### Problem to work on
Set down the data below from its first line to the line holding "Chart.register(...registerables);", inclusive; omit all pictures.

### Stored data
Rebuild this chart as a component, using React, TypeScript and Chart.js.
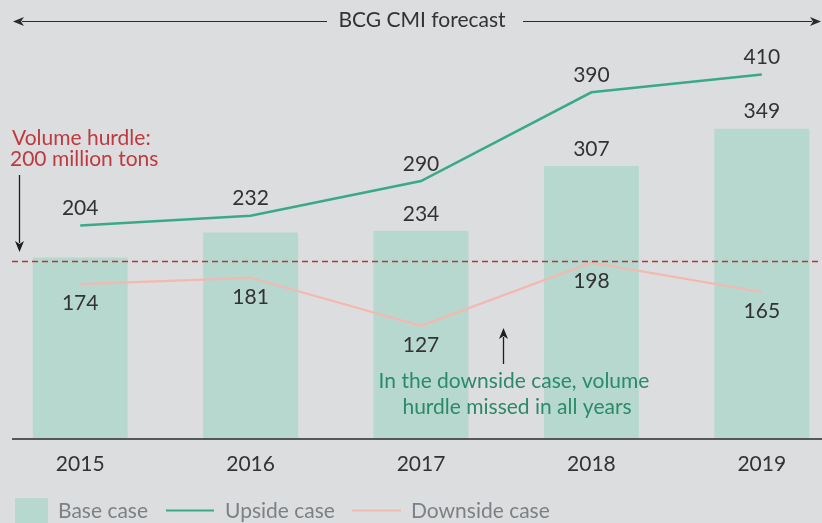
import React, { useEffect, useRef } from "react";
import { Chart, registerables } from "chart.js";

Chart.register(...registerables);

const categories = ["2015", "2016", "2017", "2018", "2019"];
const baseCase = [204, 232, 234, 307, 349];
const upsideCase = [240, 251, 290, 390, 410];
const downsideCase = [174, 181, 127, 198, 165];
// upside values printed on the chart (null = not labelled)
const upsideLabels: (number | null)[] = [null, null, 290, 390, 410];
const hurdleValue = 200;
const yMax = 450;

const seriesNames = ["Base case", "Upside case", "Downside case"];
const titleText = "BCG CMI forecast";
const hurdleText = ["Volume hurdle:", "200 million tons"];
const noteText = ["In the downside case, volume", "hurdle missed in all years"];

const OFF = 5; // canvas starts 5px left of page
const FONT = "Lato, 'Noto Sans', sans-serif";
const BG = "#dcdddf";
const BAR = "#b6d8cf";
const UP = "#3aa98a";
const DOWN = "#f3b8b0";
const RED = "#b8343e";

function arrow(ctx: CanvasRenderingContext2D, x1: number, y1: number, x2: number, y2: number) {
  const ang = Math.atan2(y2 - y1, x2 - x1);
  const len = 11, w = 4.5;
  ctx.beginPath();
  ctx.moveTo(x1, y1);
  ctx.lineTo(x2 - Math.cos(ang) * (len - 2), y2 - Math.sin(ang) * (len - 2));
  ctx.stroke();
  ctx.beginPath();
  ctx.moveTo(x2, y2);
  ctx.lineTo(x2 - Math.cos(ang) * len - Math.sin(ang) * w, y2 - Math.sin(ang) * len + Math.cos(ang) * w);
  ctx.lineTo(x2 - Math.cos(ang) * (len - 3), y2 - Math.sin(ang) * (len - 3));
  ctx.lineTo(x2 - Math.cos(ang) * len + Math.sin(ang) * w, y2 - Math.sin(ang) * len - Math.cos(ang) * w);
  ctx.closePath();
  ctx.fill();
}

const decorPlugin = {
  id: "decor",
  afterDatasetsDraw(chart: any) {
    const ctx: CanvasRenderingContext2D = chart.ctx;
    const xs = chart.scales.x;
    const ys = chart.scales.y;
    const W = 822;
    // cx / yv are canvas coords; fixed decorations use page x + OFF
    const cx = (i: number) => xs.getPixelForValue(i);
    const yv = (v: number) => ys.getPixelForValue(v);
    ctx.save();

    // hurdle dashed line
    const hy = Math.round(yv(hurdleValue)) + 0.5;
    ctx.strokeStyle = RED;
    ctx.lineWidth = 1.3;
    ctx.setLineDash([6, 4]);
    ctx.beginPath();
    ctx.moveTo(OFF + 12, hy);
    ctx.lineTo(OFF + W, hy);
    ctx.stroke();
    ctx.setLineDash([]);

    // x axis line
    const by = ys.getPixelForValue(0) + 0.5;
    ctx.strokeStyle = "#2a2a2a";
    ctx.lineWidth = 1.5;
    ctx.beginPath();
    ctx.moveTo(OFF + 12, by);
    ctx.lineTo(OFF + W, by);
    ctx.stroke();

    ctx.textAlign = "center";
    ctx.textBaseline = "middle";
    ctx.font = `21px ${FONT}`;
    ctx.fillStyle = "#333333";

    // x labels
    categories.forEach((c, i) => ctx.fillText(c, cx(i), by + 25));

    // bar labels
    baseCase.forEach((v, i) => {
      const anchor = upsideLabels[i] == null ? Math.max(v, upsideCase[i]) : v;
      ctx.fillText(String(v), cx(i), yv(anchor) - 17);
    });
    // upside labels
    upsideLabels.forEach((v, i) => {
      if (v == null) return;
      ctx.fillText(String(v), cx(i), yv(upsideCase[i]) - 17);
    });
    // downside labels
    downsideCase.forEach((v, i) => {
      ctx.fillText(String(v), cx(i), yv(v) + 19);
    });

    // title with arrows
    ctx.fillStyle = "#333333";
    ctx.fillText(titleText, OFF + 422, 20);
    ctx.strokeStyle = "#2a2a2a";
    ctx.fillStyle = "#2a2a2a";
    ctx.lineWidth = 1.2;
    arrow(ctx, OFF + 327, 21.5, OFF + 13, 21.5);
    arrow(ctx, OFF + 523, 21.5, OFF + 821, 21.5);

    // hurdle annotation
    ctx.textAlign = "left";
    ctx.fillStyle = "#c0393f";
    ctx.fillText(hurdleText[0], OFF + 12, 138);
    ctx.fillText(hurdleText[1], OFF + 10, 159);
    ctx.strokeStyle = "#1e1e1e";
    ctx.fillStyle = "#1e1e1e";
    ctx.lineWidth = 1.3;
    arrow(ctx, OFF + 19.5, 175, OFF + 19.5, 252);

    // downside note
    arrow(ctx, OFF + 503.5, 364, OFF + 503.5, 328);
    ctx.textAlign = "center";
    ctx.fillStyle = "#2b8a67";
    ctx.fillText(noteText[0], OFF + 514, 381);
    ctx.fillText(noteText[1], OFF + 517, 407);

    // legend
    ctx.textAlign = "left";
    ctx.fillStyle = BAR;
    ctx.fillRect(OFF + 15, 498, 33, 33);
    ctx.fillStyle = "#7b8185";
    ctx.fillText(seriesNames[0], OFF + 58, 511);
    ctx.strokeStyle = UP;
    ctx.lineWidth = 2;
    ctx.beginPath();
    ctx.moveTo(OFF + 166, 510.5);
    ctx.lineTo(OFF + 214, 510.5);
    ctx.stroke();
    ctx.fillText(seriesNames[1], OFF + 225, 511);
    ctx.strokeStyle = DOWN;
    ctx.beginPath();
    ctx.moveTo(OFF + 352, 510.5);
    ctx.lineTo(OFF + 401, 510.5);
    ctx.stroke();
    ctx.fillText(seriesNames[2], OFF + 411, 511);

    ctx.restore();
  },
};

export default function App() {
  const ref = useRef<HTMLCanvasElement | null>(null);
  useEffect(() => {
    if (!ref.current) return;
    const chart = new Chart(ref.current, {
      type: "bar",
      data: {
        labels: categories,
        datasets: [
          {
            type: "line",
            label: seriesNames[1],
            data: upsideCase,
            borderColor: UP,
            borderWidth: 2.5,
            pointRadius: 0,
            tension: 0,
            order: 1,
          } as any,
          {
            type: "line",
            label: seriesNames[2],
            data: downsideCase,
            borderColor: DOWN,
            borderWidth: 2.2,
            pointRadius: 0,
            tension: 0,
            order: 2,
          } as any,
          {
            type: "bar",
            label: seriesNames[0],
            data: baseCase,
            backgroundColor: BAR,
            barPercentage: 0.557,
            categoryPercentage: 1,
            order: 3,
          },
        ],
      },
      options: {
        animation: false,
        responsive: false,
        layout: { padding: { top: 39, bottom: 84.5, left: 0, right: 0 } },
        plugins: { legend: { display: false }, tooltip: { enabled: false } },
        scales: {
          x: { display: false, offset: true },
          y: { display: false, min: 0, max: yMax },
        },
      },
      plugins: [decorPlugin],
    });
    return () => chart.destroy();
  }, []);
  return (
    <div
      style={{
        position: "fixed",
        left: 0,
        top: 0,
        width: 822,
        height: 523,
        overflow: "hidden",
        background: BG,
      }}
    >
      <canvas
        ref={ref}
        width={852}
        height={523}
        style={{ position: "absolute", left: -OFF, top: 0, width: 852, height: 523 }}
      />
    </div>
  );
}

### Problem solution
Rebuild this chart as a component, using React, TypeScript and Chart.js.
import React, { useEffect, useRef } from "react";
import { Chart, registerables } from "chart.js";

Chart.register(...registerables);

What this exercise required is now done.